((
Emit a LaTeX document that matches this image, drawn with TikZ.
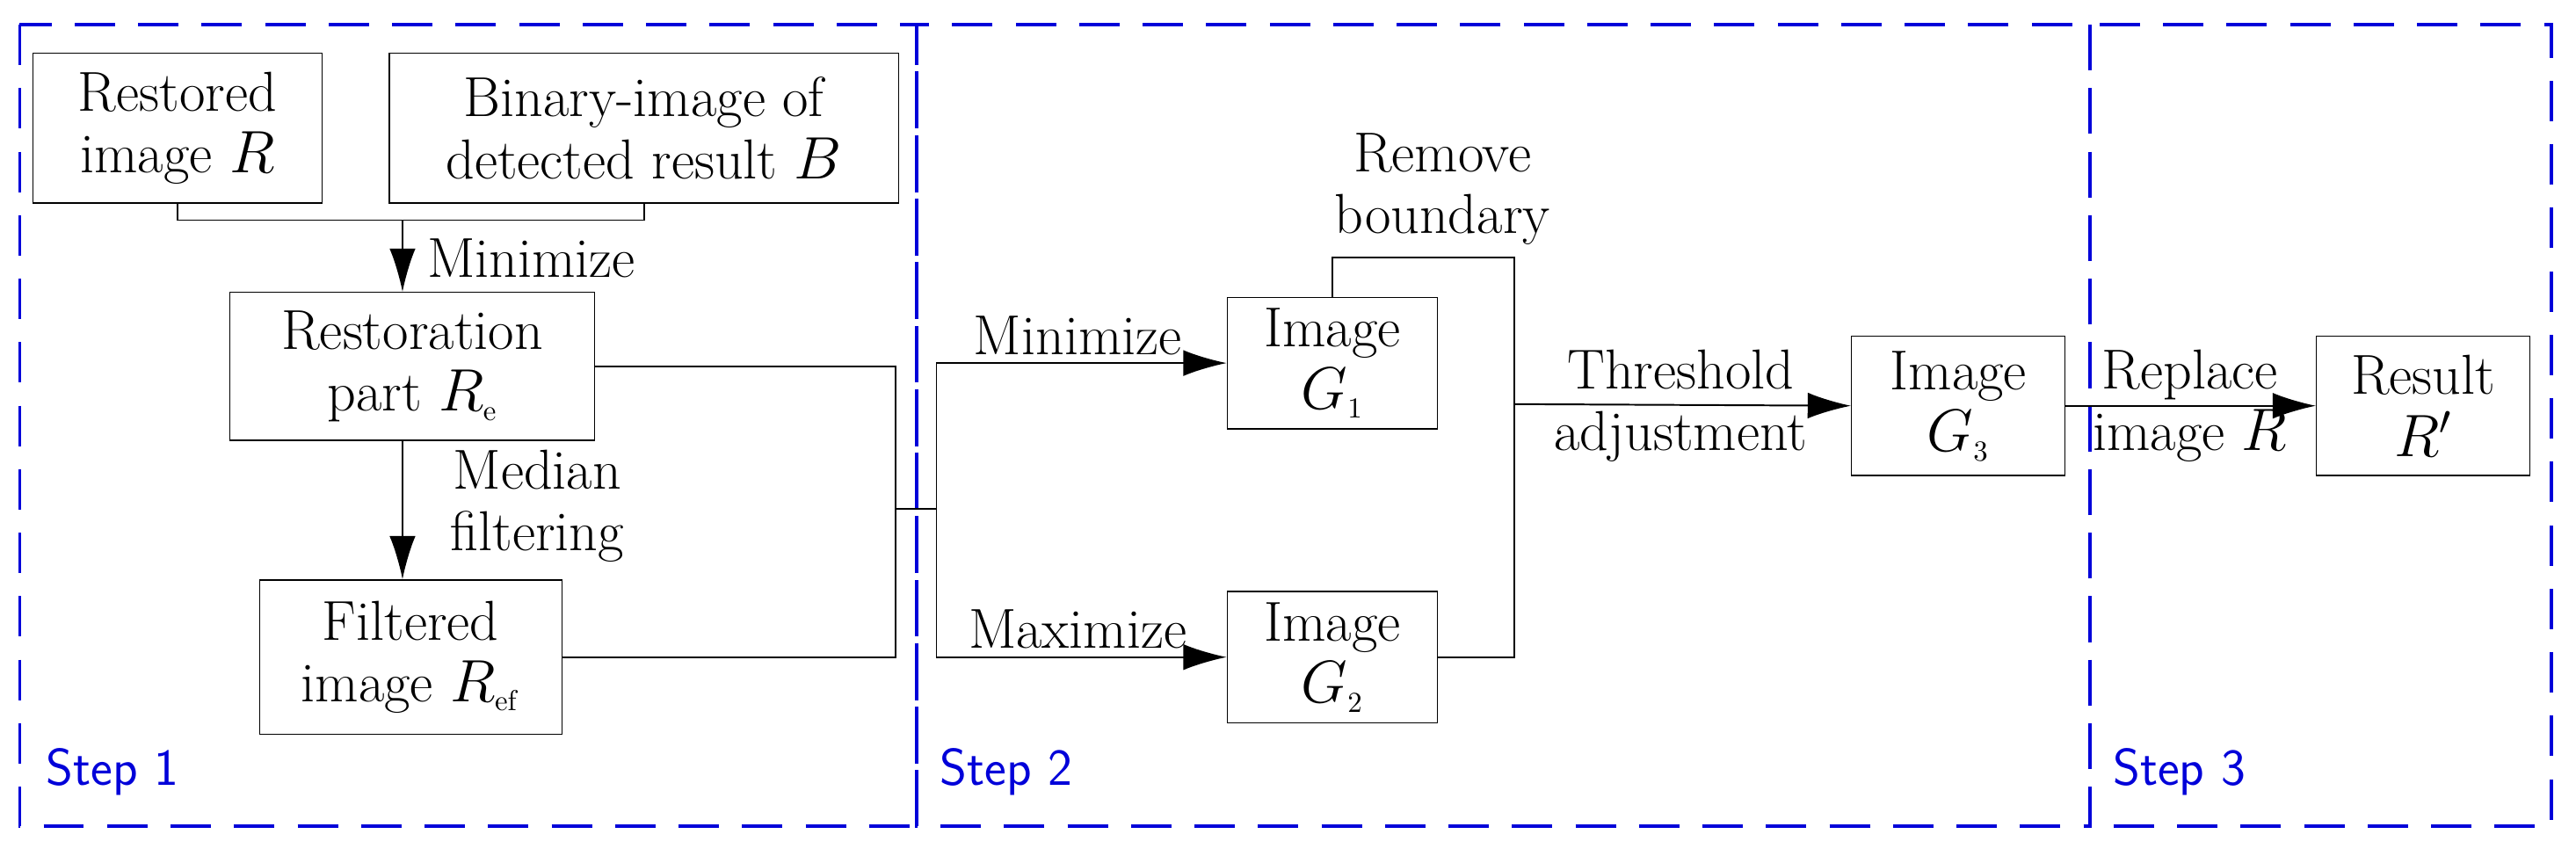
\documentclass[tikz,border=0pt]{standalone}
\usetikzlibrary{shapes, arrows, arrows.meta}
\tikzstyle{box} = [rectangle, draw, text centered, inner sep=0pt]
\tikzstyle{line} = [draw, -{Latex[length=15pt,width=9pt]}, line width=0.6pt]
\tikzstyle{wire} = [draw, line width=0.6pt]
\tikzstyle{stepframe} = [draw=blue!85!black, dash pattern=on 14pt off 8pt, line width=1.1pt]
\tikzstyle{steplabel} = [text=blue!85!black, anchor=west, font=\fontsize{18}{20}\selectfont\sffamily]
\tikzstyle{lbl} = [align=center, inner sep=1pt]
\newcommand{\sub}[1]{_{\mathrm{\scriptscriptstyle #1}}}

\begin{document}
\begin{tikzpicture}[x=0.02cm, y=-0.02cm, align=center, font=\fontsize{19.5}{21.5}\selectfont]
    \useasboundingbox (0,0) rectangle (1568,521);
    % step frames
    \draw [stepframe] (12,15) rectangle (558,503);
    \draw [stepframe] (558,15) rectangle (1272,503);
    \draw [stepframe] (1272,15) rectangle (1553,503);
    \node [steplabel] (s1) at (22,470) {Step 1};
    \node [steplabel] (s2) at (566,470) {Step 2};
    \node [steplabel] (s3) at (1280,470) {Step 3};

    % nodes
    \node [box, minimum width=3.52cm, minimum height=1.82cm] (restored) at (108,78) {Restored\\image $R$};
    \node [box, minimum width=6.2cm, minimum height=1.82cm] (binary) at (392,78) {Binary-image of\\detected result $B$};
    \node [box, minimum width=4.44cm, minimum height=1.8cm] (restoration) at (251,223) {Restoration\\part $R\sub{e}$};
    \node [box, minimum width=3.68cm, minimum height=1.88cm] (filtered) at (250,400) {Filtered\\image $R\sub{ef}$};
    \node [box, minimum width=2.56cm, minimum height=1.6cm] (g1) at (811,221) {Image\\$G\sub{1}$};
    \node [box, minimum width=2.56cm, minimum height=1.6cm] (g2) at (811,400) {Image\\$G\sub{2}$};
    \node [box, minimum width=2.6cm, minimum height=1.7cm] (g3) at (1192,247) {Image\\$G\sub{3}$};
    \node [box, minimum width=2.6cm, minimum height=1.7cm] (result) at (1475,247) {Result\\$R'$};

    % junctions
    \coordinate (top) at (245,134);
    \coordinate (join) at (545,310);
    \coordinate (split) at (570,310);
    \coordinate (merge) at (922,246);

    % step 1
    \path [wire] (restored.south) |- (top) -| (binary.south);
    \path [line] (top) -- (top |- restoration.north);
    \node [lbl, anchor=west] (min1) at (258,157) {Minimize};
    \path [line] (restoration.south -| top) -- (filtered.north -| top);
    \node [lbl] (median) at (327,308) {Median\\filtering};
    \path [wire] (restoration.east) -| (join);
    \path [wire] (filtered.east) -| (join);
    \path [wire] (join) -- (split);

    % step 2
    \path [line] (split) |- (g1.west);
    \path [line] (split) |- (g2.west);
    \node [lbl, anchor=south] (min2) at (656,218) {Minimize};
    \node [lbl, anchor=south] (max2) at (656,397) {Maximize};
    \path [wire] (g1.north) |- (merge |- 0,157) -- (merge);
    \path [wire] (g2.east) -| (merge);
    \node [lbl] (remove) at (878,115) {Remove\\boundary};
    \path [line] (merge) -- (g3.west);
    \node [lbl] (thresh) at (1023,247) {Threshold\\adjustment};

    % step 3
    \path [line] (g3.east) -- (result.west);
    \node [lbl] (replace) at (1333,247) {Replace\\image $R$};
\end{tikzpicture}
\end{document}
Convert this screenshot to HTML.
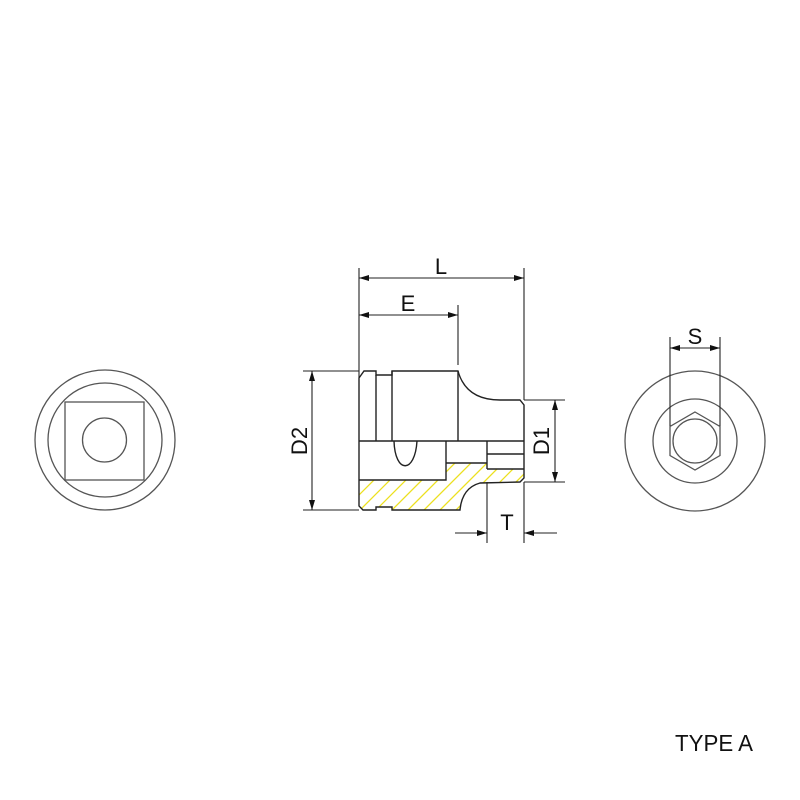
<!DOCTYPE html>
<html><head><style>html,body{margin:0;padding:0;background:#fff}svg{display:block}</style></head>
<body>
<svg width="800" height="800" viewBox="0 0 800 800" xmlns="http://www.w3.org/2000/svg">
<defs>
<marker id="a" viewBox="0 0 10 6" refX="10" refY="3" markerWidth="14" markerHeight="6" markerUnits="userSpaceOnUse" orient="auto-start-reverse"><path d="M0,0 L10,3 L0,6 Z" fill="#111"/></marker>
<clipPath id="hc"><path d="M359,480 L446,480 L446,463 L487,463 L487,469 L524,469 L524,478 L520,482 L480,483 Q462,488 460,510 L392,510 L392,507 L376,507 L376,510 L363,510 L359,506 Z"/></clipPath>
</defs>
<g fill="none" stroke="#555" stroke-width="1.3">
<circle cx="105" cy="440" r="70"/><circle cx="105" cy="440" r="57"/>
<rect x="65" y="402" width="79" height="78"/><circle cx="104.5" cy="440" r="22"/>
<circle cx="695" cy="441" r="70"/><circle cx="695" cy="441" r="42"/>
<polygon points="695,412 720,426.5 720,455.5 695,470 670,455.5 670,426.5"/>
<circle cx="695" cy="441" r="22"/>
</g>
<g clip-path="url(#hc)" stroke="#ece020" stroke-width="1.3">
<path d="M350,520 l60,-60 M366,520 l60,-60 M382,520 l60,-60 M398,520 l60,-60 M414,520 l60,-60 M430,520 l60,-60 M446,520 l60,-60 M462,520 l60,-60 M478,520 l60,-60 M494,520 l60,-60 M510,520 l60,-60 M334,520 l60,-60"/>
</g>
<g fill="none" stroke="#222" stroke-width="1.4">
<path d="M359,378 L364,371 L376,371 L376,375 L392,375 L392,371 L458,371 Q466,400 500,400 L520,400 L524,405 L524,478 L520,482 L480,483 Q462,488 460,510 L392,510 L392,507 L376,507 L376,510 L363,510 L359,506 Z"/>
<path d="M376,375 L376,441 M392,371 L392,441 M458,371 L458,441 M359,441 L524,441 M359,480 L446,480 L446,441 M446,463 L487,463 M487,441 L487,469 M487,454 L524,454 M487,469 L524,469"/>
<path d="M394,441 C395,474 415,474 417,441"/>
</g>
<g stroke="#222" stroke-width="1.1" fill="none">
<path d="M359,268 L359,378 M524,268 L524,400 M458,305 L458,365 M303,371 L359,371 M303,510 L359,510 M524,400 L565,400 M524,482 L565,482 M487,482 L487,543 M524,482 L524,543 M670,337 L670,426 M720,337 L720,426"/>
<line x1="359" y1="278" x2="524" y2="278" marker-start="url(#a)" marker-end="url(#a)"/>
<line x1="359" y1="315" x2="458" y2="315" marker-start="url(#a)" marker-end="url(#a)"/>
<line x1="312" y1="371" x2="312" y2="510" marker-start="url(#a)" marker-end="url(#a)"/>
<line x1="555" y1="400" x2="555" y2="482" marker-start="url(#a)" marker-end="url(#a)"/>
<line x1="455" y1="533" x2="487" y2="533" marker-end="url(#a)"/>
<line x1="557" y1="533" x2="524" y2="533" marker-end="url(#a)"/>
<line x1="670" y1="348" x2="720" y2="348" marker-start="url(#a)" marker-end="url(#a)"/>
</g>
<g font-family="Liberation Sans, sans-serif" font-size="22" fill="#111" text-anchor="middle">
<text x="441" y="274">L</text>
<text x="408" y="311">E</text>
<text x="695" y="344">S</text>
<text x="507" y="530">T</text>
<text transform="translate(307,441) rotate(-90)">D2</text>
<text transform="translate(549,441) rotate(-90)">D1</text>
<text x="714" y="751" font-size="23" text-anchor="middle" textLength="78" lengthAdjust="spacingAndGlyphs">TYPE A</text>
</g>
</svg>
</body></html>
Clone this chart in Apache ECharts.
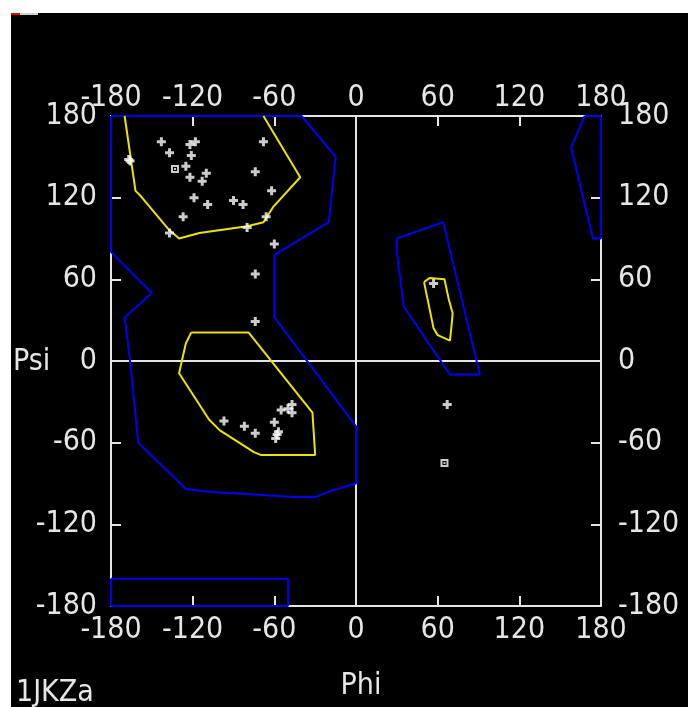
<!DOCTYPE html>
<html>
<head>
<meta charset="utf-8">
<script src="https://cdn.jsdelivr.net/npm/echarts@6/dist/echarts.min.js"></script>
<style>
html,body{margin:0;padding:0;background:#ffffff;width:688px;height:707px;overflow:hidden;}
#chart{position:absolute;left:11px;top:13px;width:677px;height:694px;background:#000000;}
</style>
</head>
<body>
<div id="chart"></div>
<script>
// Axis ticks (degrees)
const axisTicks = [-180, -120, -60, 0, 60, 120, 180];

// Blue "generously allowed" region outlines [phi, psi]
const blueRegion1 = [[-180,180],[-40,180],[-15,150],[-20,102],[-60,78],[-60,32],[0,-48],[0,-90],[-17,-95],[-30,-100],[-45,-100],[-75,-98],[-108,-96],[-125,-94],[-160,-60],[-166,0],[-170,32],[-150,50],[-180,80],[-180,180]];
const blueRegion2 = [[-180,-160],[-50,-160],[-50,-180],[-180,-180],[-180,-160]];
const blueRegion3 = [[30,90],[64,102],[91,-10],[69,-10],[35,40],[30,80],[30,90]];
const blueRegion4 = [[168,180],[180,180],[180,90],[174,90],[158,157],[168,180]];

// Yellow "core" region outlines [phi, psi]
const yellowRegion1 = [[-170,180],[-162,125],[-158,121],[-138,97],[-130,90],[-115,94],[-80,99],[-68,102],[-61,113],[-41,135],[-68,180]];
const yellowRegion2 = [[-121,21],[-79,21],[-32,-38],[-30,-69],[-70,-69],[-75,-67],[-100,-51],[-108,-43],[-130,-9],[-125,13],[-121,21]];
const yellowRegion3 = [[50,58],[54,61],[65,60],[68,46],[71,35],[70,24],[69,15],[60,19],[57,24],[51,53],[50,58]];

// Residues (non-glycine) [phi, psi]
const residues = [[-143,161],[-122,159],[-118,161],[-137,153],[-121,151],[-167,148],[-166,147],[-125,143],[-122,135],[-110,138],[-113,132],[-68,161],[-74,139],[-62,125],[-119,120],[-109,115],[-90,118],[-83,115],[-127,106],[-66,106],[-137,94],[-80,98],[-60,86],[-74,64],[-74,29],[-97,-44],[-82,-48],[-74,-53],[-60,-45],[-58,-54],[-57,-52],[-59,-57],[-55,-36],[-50,-35],[-47,-32],[-47,-38],[57,57],[67,-32]];
// Glycine residues [phi, psi]
const glycines = [[-133,141],[65,-75]];

// Zero lines
const zeroPhi = [[0,-180],[0,180]];
const zeroPsi = [[-180,0],[180,0]];

const FRAME = '#e6e6e6';
const BLUE = '#0000f0';
const YELLOW = '#ece400';
const FONT = "'Liberation Sans Narrow', 'DejaVu Sans Condensed', 'Arial Narrow', sans-serif";
const amin = axisTicks[0], amax = axisTicks[axisTicks.length-1], step = axisTicks[1]-axisTicks[0];

function makeAxis(position, margin) {
  return {
    type: 'value', position: position, min: amin, max: amax, interval: step,
    axisLine: {show: true, onZero: false, lineStyle: {color: FRAME, width: 2}},
    axisTick: {show: true, inside: true, length: 10, lineStyle: {color: FRAME, width: 2}},
    axisLabel: {show: true, color: FRAME, fontSize: 30, fontFamily: FONT, margin: margin, showMinLabel: true, showMaxLabel: true},
    splitLine: {show: false}
  };
}

function lineSeries(data, color) {
  return {type: 'line', data: data, showSymbol: false, symbol: 'none', clip: false, silent: true,
          lineStyle: {color: color, width: 2}, animation: false, z: 3};
}

const chart = echarts.init(document.getElementById('chart'), null, {renderer: 'canvas'});
chart.setOption({
  backgroundColor: '#000000',
  animation: false,
  grid: {left: 100, top: 103, width: 490, height: 490, containLabel: false, outerBoundsMode: 'none'},
  xAxis: [makeAxis('bottom', 9), makeAxis('top', 3)],
  yAxis: [makeAxis('left', 14), makeAxis('right', 17)],
  graphic: [
    {type: 'rect', shape: {x: 0, y: 0, width: 9, height: 2}, style: {fill: '#e00000'}},
    {type: 'rect', shape: {x: 9, y: 0, width: 18, height: 2}, style: {fill: '#d0d0d0'}},
    {type: 'text', style: {text: 'Psi', x: 2, y: 349, fill: FRAME, font: '30px ' + FONT, textVerticalAlign: 'middle'}},
    {type: 'text', style: {text: 'Phi', x: 350, y: 673, fill: FRAME, font: '30px ' + FONT, textAlign: 'center', textVerticalAlign: 'middle'}},
    {type: 'text', style: {text: '1JKZa', x: 5, y: 680, fill: FRAME, font: '30px ' + FONT, textVerticalAlign: 'middle'}}
  ],
  series: [
    Object.assign(lineSeries(zeroPhi, FRAME), {z: 1}),
    Object.assign(lineSeries(zeroPsi, FRAME), {z: 1}),
    lineSeries(blueRegion1, BLUE),
    lineSeries(blueRegion2, BLUE),
    lineSeries(blueRegion3, BLUE),
    lineSeries(blueRegion4, BLUE),
    lineSeries(yellowRegion1, YELLOW),
    lineSeries(yellowRegion2, YELLOW),
    lineSeries(yellowRegion3, YELLOW),
    {type: 'scatter', data: residues, symbol: 'path://M3,0H6V3H9V6H6V9H3V6H0V3H3Z', symbolSize: 9,
     itemStyle: {color: '#ffffff'}, z: 5, animation: false, clip: false},
    {type: 'scatter', data: glycines, symbol: 'path://M0,0H8V8H0Z M2,2V6H6V2Z M3,3H5V5H3Z', symbolSize: 8,
     itemStyle: {color: '#ffffff'}, z: 5, animation: false, clip: false}
  ]
});
</script>
</body>
</html>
))
Written exercise: Reproduce the material above exactly, first line through the line that contains "[steplabel] (s3) at", minus the pictures.

Response below:
Emit a LaTeX document that matches this image, drawn with TikZ.
\documentclass[tikz,border=0pt]{standalone}
\usetikzlibrary{shapes, arrows, arrows.meta}
\tikzstyle{box} = [rectangle, draw, text centered, inner sep=0pt]
\tikzstyle{line} = [draw, -{Latex[length=15pt,width=9pt]}, line width=0.6pt]
\tikzstyle{wire} = [draw, line width=0.6pt]
\tikzstyle{stepframe} = [draw=blue!85!black, dash pattern=on 14pt off 8pt, line width=1.1pt]
\tikzstyle{steplabel} = [text=blue!85!black, anchor=west, font=\fontsize{18}{20}\selectfont\sffamily]
\tikzstyle{lbl} = [align=center, inner sep=1pt]
\newcommand{\sub}[1]{_{\mathrm{\scriptscriptstyle #1}}}

\begin{document}
\begin{tikzpicture}[x=0.02cm, y=-0.02cm, align=center, font=\fontsize{19.5}{21.5}\selectfont]
    \useasboundingbox (0,0) rectangle (1568,521);
    % step frames
    \draw [stepframe] (12,15) rectangle (558,503);
    \draw [stepframe] (558,15) rectangle (1272,503);
    \draw [stepframe] (1272,15) rectangle (1553,503);
    \node [steplabel] (s1) at (22,470) {Step 1};
    \node [steplabel] (s2) at (566,470) {Step 2};
    \node [steplabel] (s3) at (1280,470) {Step 3};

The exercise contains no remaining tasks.